Saint Paul a un dernier mot qui nous aidera à produire une authentique marque de la vie chrétienne : « Rendez des actions de grâces par Jésus-Christ à Dieu le Père ». C’est un immense privilège que de servir le Christ avec enthousiasme, heureux d’assumer les moindres tâches sous son regard. Sachons alors que nous appartenons à sa compagnie, que nous sommes parties prenantes de l’entreprise qui relève de son autorité, bénéficiaires de ses actions, dépositaires des titres de crédit qu’il fait fructifier pour nous. En Christ et co-ouvriers par l’Esprit, nous œuvrerons pour le Royaume éternel. Nous avons un Maître aimant et nous avons toutes les raisons d’être des employés et des administrateurs heureux, comblés, prospères même.
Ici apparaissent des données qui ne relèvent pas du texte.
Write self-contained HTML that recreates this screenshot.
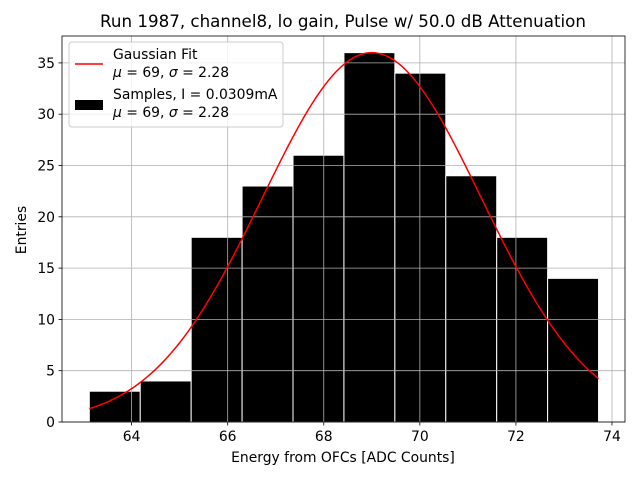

Si tel est le cas, la question que nous nous posons au sujet de notre foi ou encore les remarques par moments malveillantes des opposants devraient s’estomper. Nous sommes différents. Dans la vie active, dans les joies et les plaisirs, dans la peine et le deuil, dans la célébration du culte ou le combat contre le mal, nous restons différents. Nous portons le nom de celui qui est au-dessus de tout autre nom, en qui seul nous avons la rédemption. Telles sont les marques de la vie chrétienne : restons alors fermes dans la foi, joyeux dans l’espérance, actifs dans la charité.